Jackie, évoque quatre journées fondatrices dans la vie de Jacqueline Bouvier Kennedy (1929-1994), celle de l’attentat à Dallas, le 22 novembre 1963 et les trois jours qui suivent où elle doit composer entre deuil immédiat et postérité. Cette Jackie a la silhouette frêle de Natalie Portman, de bout en bout remarquable. Alors que Neruda est constamment entouré, elle est désespérément seule. Elle semble flotter dans des espaces immenses, intérieurs ou extérieurs, comme dans ses tailleurs Chanel. Diction lente, démarche saccadée, elle paraît avancer en automate alors qu’elle contrôle tout. Ses seuls contacts physiques sont avec ses enfants et son amie/gouvernante. Le seul dont elle semble prendre l’avis est l’omniprésent Bobby Kennedy (Peter Sarsgaard) au comportement un peu trouble (amoureux ?). Ils sont d’accord sur un point, ils doivent construire la fin de l’histoire de John Kennedy qui n’a pas eu le temps d’achever son travail. En avant pour la légende, dont le premier acte s’écrit dans une mise en scène très élaborée des funérailles. Début de légende qui sera aussi celle de Jackie.
On se demande si ce qui intéresse surtout Pablo Larraín n’est pas la façon dont ses héros savent se mettre en scène et écrire leur propre mythe. Ils ont tous deux un maîtrise parfaite de ce qui doit rester. A ce sujet, l’entrevue entre Jackie et le journaliste du Times, fasciné, est un petit chef d’œuvre. Elle fixe les règles dés le départ « je relirai tout » et conclut régulièrement « vous n’écrirez pas cela, ça n’a pas été dit ! ». Elle se dévoile pourtant pas mal (en off) et admet qu’on ne la connaît pas du tout « je lis beaucoup plus qu’on ne le croie ». Elle se livre surtout au cours d’une longue conversation, secrète forcément, avec un prêtre incarné par John Hurt dont la disparition récente donne une autre dimension. De fait, la légende de Jackie, sera celle d’une icône, belle, élégante et quasiment muette, essentiellement la femme de, et elle sera avant tout un prénom. Pas vraiment une icône féministe, avait elle peur de passer pour un bas bleu ? Tandis que Neruda, parle beaucoup devant son public et surtout écrit. Durant sa cavale il compose quelques uns des poèmes du recueil culte Canto General, et les fait circuler à la barbe des autorités.

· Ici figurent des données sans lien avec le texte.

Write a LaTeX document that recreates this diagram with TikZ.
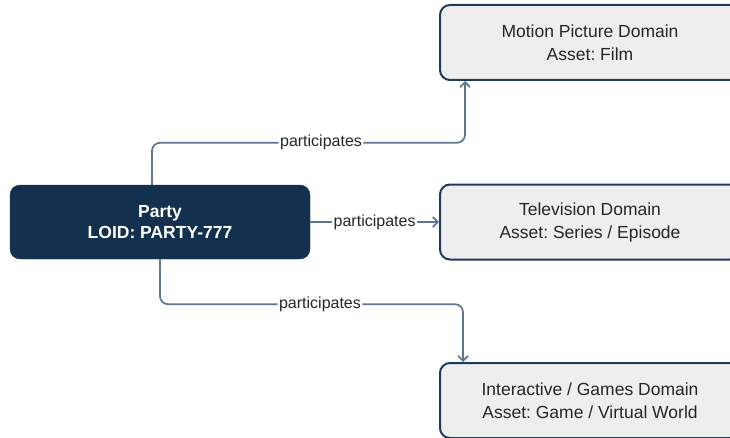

Deux destins, deux fortes personnalités, deux films. L’un plein d’humour et de fantaisie, l’autre de détresse et de rigueur. Étrangement, si la politique est omniprésente, lui est un militant infatigable et elle est plongée dedans par son mariage, ce n’est pas vraiment elle qui façonne ses personnages mais c’est l’inverse. Lui est communiste, elle férocement anti, mais ça n’intéresse pas trop Larraín. Le contexte sert surtout son projet cinématographique construit autour de l’aura d’un homme et d’une femme qui entre fiction et réalité ont fait leur choix et l’ont imposé. L’histoire le confirme. Et le 7e art prend toutes les libertés de la création et propose une nouvelle équation : un poète + une icône = deux bijoux de cinéma.
Marie-Françoise Laborde
J’ajouterai personnellement que NERUDA est un chef d’œuvre baroque, alors que JACKIE est un beau film plus classique. Et pour cause, le premier est habité de l’intérieur, alors que le second se tient volontairement à distance. Bien qu’ils soient tous deux fort intelligents, on peut à peine comparer les deux films, qui sortent pratiquement en même temps par les hasards de la programmation.
Il me semble qu’après avoir vu NERUDA on connait très bien le grand poète (et l’âme chilienne), tandis que JACKIE garde son mystère, et que l’on n’en connait pas plus sur elle après avoir vu le film.
En tout cas, réaliser des films aussi différents est la marque des grands, voire des très grands !!!!!!!!!!!